▸ **WORK TO BE COMPLETED**:
Leaving out the pictures, retype the lines from the beginning of the listing through the line containing "lines.push(M.bottom);".

▸ **DATASET CONTENT**:

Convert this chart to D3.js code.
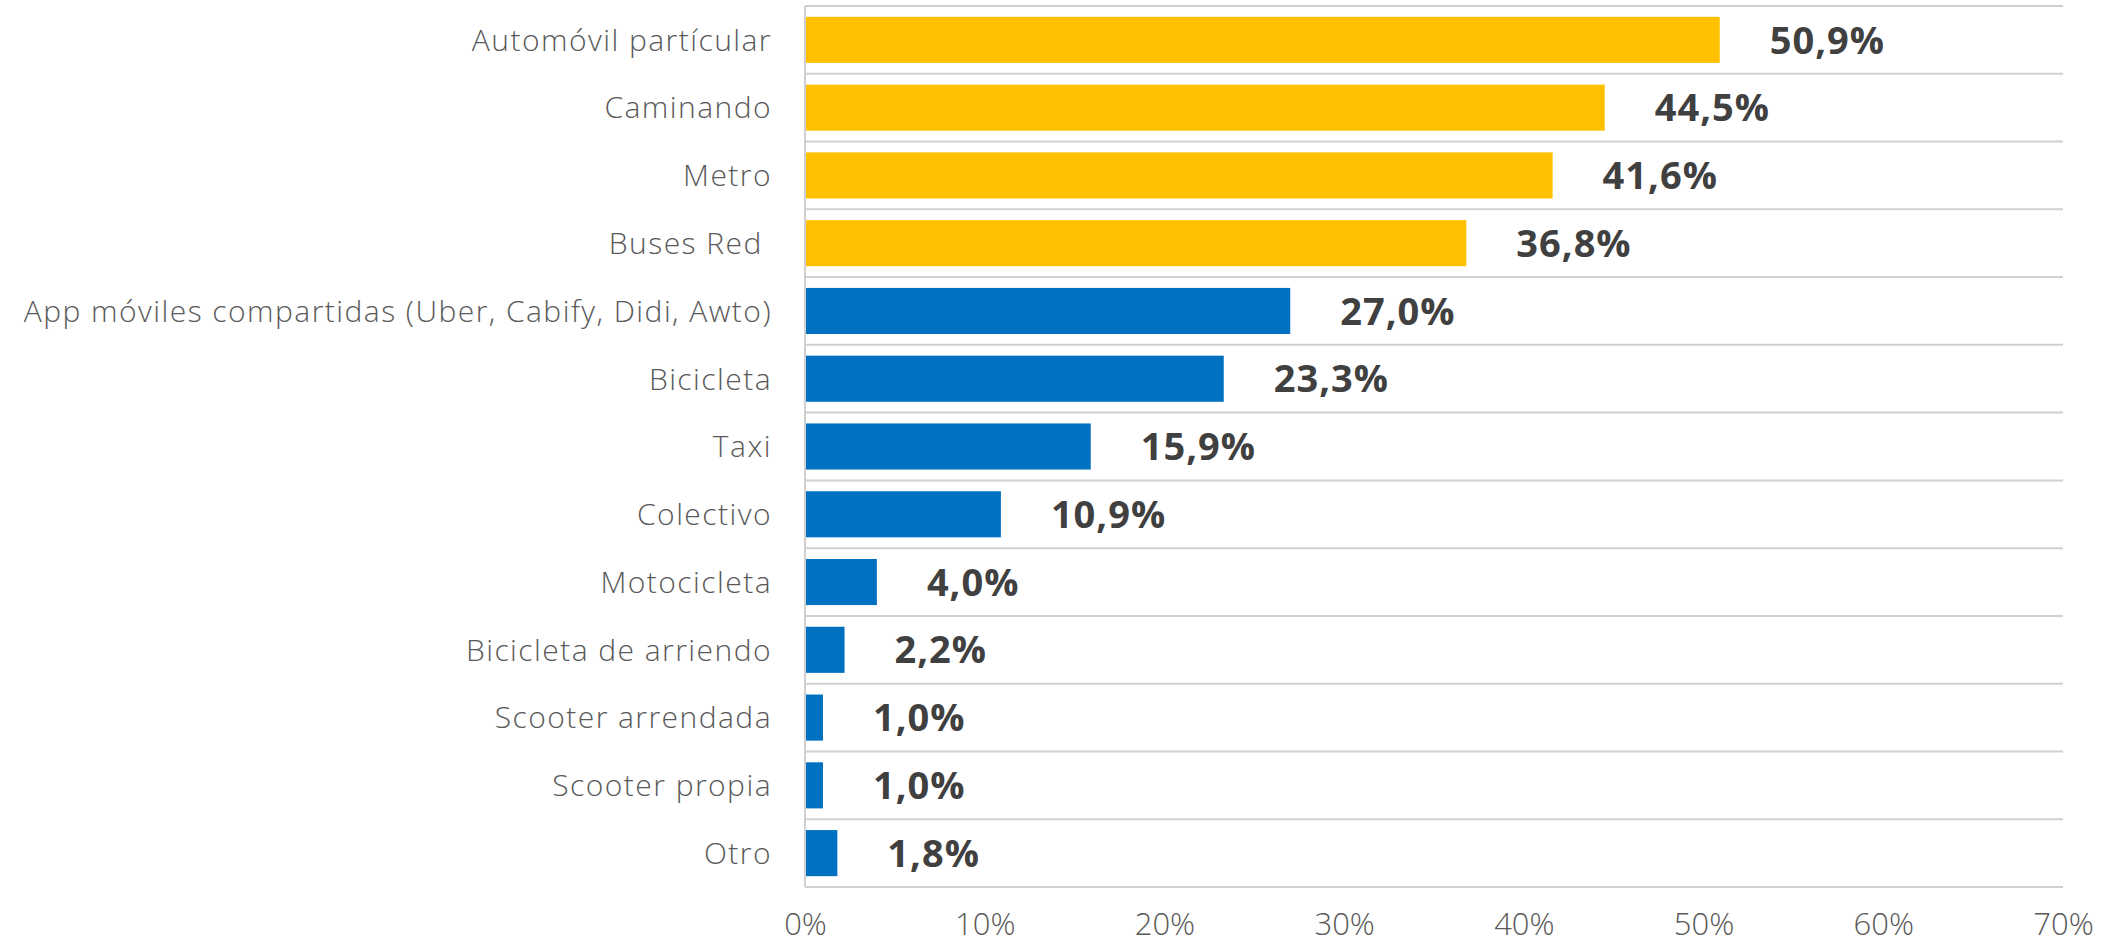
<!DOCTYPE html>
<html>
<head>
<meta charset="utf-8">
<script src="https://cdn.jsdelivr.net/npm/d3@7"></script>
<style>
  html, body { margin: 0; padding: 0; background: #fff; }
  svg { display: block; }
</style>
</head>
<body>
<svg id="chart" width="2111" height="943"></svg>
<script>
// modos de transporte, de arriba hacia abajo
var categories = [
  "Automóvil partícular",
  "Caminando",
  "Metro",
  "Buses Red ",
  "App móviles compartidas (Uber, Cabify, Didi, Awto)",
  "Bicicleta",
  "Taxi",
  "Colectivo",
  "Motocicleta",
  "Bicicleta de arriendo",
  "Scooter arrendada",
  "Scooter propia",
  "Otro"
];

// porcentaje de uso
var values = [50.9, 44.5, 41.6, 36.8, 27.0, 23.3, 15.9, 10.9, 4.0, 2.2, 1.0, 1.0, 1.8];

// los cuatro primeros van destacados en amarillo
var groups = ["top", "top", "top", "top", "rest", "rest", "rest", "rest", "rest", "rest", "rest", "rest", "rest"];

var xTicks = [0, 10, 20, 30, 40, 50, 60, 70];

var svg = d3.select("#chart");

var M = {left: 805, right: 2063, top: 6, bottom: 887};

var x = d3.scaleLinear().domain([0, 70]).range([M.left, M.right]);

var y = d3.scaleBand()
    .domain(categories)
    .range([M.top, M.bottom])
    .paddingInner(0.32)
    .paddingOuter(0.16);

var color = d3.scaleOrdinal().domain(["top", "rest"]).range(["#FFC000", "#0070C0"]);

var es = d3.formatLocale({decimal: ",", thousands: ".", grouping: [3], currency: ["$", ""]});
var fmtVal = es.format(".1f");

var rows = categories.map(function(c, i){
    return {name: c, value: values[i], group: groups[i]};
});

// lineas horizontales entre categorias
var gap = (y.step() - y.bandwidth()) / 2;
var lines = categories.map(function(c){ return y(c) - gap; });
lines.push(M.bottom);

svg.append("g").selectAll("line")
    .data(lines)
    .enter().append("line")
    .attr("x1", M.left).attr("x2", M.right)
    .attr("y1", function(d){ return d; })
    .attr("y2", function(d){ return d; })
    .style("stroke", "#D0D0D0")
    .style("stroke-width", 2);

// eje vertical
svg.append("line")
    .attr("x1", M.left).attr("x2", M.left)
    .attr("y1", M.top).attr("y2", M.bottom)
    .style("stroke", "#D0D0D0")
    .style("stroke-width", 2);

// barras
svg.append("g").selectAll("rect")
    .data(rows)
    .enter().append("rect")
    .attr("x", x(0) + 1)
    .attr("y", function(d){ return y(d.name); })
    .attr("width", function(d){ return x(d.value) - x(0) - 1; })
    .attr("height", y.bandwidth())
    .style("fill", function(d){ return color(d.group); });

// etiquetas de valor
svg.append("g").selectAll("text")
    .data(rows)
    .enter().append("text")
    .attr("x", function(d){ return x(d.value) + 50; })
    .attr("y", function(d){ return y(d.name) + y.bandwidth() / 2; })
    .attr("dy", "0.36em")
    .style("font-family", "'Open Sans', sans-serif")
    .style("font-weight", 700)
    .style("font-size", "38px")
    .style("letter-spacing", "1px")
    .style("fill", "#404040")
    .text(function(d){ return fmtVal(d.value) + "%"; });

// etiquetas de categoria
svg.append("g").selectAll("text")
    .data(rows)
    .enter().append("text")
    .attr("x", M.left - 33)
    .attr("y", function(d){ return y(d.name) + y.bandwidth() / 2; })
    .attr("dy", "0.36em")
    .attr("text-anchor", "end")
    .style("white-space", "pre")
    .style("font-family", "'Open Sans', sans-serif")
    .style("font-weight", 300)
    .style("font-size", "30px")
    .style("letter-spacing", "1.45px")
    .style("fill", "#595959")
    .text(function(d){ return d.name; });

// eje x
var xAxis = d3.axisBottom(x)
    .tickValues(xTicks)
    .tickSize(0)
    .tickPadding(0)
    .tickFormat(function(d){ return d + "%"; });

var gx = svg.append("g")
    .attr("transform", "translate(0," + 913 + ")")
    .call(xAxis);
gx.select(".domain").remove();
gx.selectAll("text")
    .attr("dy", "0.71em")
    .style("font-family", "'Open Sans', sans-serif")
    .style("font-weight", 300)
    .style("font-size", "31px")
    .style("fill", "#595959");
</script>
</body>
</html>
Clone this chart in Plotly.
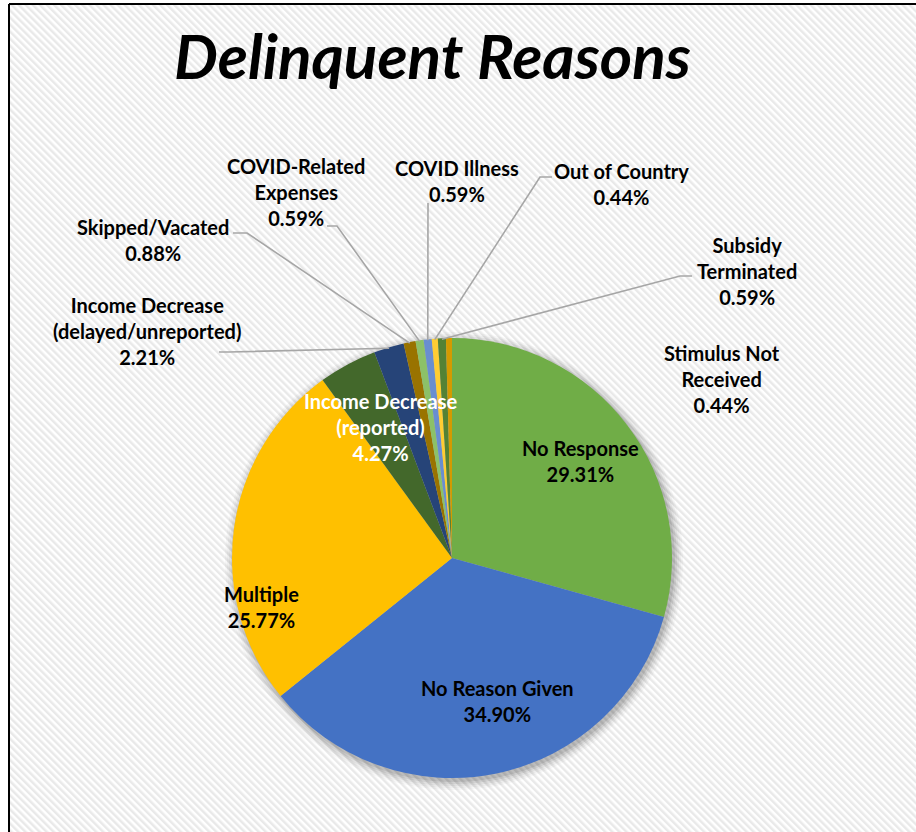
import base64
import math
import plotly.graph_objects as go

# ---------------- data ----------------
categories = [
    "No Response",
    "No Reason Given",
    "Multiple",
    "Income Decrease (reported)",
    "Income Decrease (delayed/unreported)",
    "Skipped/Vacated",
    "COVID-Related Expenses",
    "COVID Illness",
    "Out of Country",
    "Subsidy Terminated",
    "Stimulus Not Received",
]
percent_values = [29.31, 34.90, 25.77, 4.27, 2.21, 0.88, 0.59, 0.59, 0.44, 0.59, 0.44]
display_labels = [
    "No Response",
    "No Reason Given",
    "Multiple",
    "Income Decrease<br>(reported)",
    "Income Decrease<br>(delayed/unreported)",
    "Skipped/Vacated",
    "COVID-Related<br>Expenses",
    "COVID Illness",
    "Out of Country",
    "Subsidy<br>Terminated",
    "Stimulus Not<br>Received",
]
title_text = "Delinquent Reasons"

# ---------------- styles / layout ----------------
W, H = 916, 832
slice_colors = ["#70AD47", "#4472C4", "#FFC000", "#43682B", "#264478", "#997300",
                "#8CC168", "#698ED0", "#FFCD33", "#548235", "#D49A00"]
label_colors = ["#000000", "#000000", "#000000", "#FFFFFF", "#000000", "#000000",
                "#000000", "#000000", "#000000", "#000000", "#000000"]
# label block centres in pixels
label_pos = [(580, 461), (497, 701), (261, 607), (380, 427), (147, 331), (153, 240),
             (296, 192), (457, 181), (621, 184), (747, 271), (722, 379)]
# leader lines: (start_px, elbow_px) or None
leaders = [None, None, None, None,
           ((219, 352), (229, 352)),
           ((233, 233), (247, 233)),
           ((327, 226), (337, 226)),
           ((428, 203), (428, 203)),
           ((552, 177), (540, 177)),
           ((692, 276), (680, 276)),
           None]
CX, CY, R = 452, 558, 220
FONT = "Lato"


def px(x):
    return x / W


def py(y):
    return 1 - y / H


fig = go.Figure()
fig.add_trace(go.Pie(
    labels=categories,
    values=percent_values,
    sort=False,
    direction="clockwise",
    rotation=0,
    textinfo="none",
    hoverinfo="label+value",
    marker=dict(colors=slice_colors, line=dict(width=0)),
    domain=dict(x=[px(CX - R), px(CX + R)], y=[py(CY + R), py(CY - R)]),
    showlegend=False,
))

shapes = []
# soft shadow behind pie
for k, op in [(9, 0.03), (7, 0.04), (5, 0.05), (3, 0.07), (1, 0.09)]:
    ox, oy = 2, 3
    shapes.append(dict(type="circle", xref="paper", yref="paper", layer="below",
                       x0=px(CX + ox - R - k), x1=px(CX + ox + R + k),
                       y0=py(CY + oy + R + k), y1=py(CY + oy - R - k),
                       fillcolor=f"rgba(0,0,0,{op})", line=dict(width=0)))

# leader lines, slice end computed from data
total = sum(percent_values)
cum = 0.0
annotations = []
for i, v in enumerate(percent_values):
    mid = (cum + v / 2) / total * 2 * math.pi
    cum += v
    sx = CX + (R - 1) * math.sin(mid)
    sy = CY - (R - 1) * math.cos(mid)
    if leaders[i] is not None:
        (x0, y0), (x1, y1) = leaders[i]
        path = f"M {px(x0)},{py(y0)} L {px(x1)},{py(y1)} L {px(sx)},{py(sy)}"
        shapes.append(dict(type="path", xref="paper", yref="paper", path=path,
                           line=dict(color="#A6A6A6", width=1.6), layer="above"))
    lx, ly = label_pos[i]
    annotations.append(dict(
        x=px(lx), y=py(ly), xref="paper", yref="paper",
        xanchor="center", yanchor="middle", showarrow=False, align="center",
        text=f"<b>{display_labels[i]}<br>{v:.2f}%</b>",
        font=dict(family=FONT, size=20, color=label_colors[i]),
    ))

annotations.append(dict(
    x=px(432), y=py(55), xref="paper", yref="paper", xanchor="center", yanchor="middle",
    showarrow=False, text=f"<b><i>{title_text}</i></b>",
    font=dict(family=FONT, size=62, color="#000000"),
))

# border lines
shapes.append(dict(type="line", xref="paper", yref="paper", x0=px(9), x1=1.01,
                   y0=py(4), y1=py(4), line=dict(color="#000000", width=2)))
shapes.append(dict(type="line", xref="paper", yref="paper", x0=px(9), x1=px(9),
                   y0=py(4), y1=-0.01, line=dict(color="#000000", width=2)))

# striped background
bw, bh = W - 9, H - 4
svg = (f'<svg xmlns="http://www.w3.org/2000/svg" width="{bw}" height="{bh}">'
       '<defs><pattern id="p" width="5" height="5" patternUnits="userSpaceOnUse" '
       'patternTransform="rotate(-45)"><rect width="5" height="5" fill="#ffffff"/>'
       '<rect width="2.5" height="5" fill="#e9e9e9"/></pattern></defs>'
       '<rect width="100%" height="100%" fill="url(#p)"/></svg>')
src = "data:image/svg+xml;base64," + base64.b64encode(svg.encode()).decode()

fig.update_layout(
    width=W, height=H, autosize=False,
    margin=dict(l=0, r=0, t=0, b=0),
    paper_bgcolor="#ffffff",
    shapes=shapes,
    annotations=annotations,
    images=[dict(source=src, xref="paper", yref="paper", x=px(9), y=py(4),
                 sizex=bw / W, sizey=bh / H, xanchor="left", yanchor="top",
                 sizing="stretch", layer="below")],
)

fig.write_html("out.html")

▸ **ANSWER**:
Convert this chart to D3.js code.
<!DOCTYPE html>
<html>
<head>
<meta charset="utf-8">
<script src="https://cdn.jsdelivr.net/npm/d3@7"></script>
<style>
  html, body { margin: 0; padding: 0; background: #fff; }
  svg { display: block; }
</style>
</head>
<body>
<svg id="chart" width="2111" height="943"></svg>
<script>
// modos de transporte, de arriba hacia abajo
var categories = [
  "Automóvil partícular",
  "Caminando",
  "Metro",
  "Buses Red ",
  "App móviles compartidas (Uber, Cabify, Didi, Awto)",
  "Bicicleta",
  "Taxi",
  "Colectivo",
  "Motocicleta",
  "Bicicleta de arriendo",
  "Scooter arrendada",
  "Scooter propia",
  "Otro"
];

// porcentaje de uso
var values = [50.9, 44.5, 41.6, 36.8, 27.0, 23.3, 15.9, 10.9, 4.0, 2.2, 1.0, 1.0, 1.8];

// los cuatro primeros van destacados en amarillo
var groups = ["top", "top", "top", "top", "rest", "rest", "rest", "rest", "rest", "rest", "rest", "rest", "rest"];

var xTicks = [0, 10, 20, 30, 40, 50, 60, 70];

var svg = d3.select("#chart");

var M = {left: 805, right: 2063, top: 6, bottom: 887};

var x = d3.scaleLinear().domain([0, 70]).range([M.left, M.right]);

var y = d3.scaleBand()
    .domain(categories)
    .range([M.top, M.bottom])
    .paddingInner(0.32)
    .paddingOuter(0.16);

var color = d3.scaleOrdinal().domain(["top", "rest"]).range(["#FFC000", "#0070C0"]);

var es = d3.formatLocale({decimal: ",", thousands: ".", grouping: [3], currency: ["$", ""]});
var fmtVal = es.format(".1f");

var rows = categories.map(function(c, i){
    return {name: c, value: values[i], group: groups[i]};
});

// lineas horizontales entre categorias
var gap = (y.step() - y.bandwidth()) / 2;
var lines = categories.map(function(c){ return y(c) - gap; });
lines.push(M.bottom);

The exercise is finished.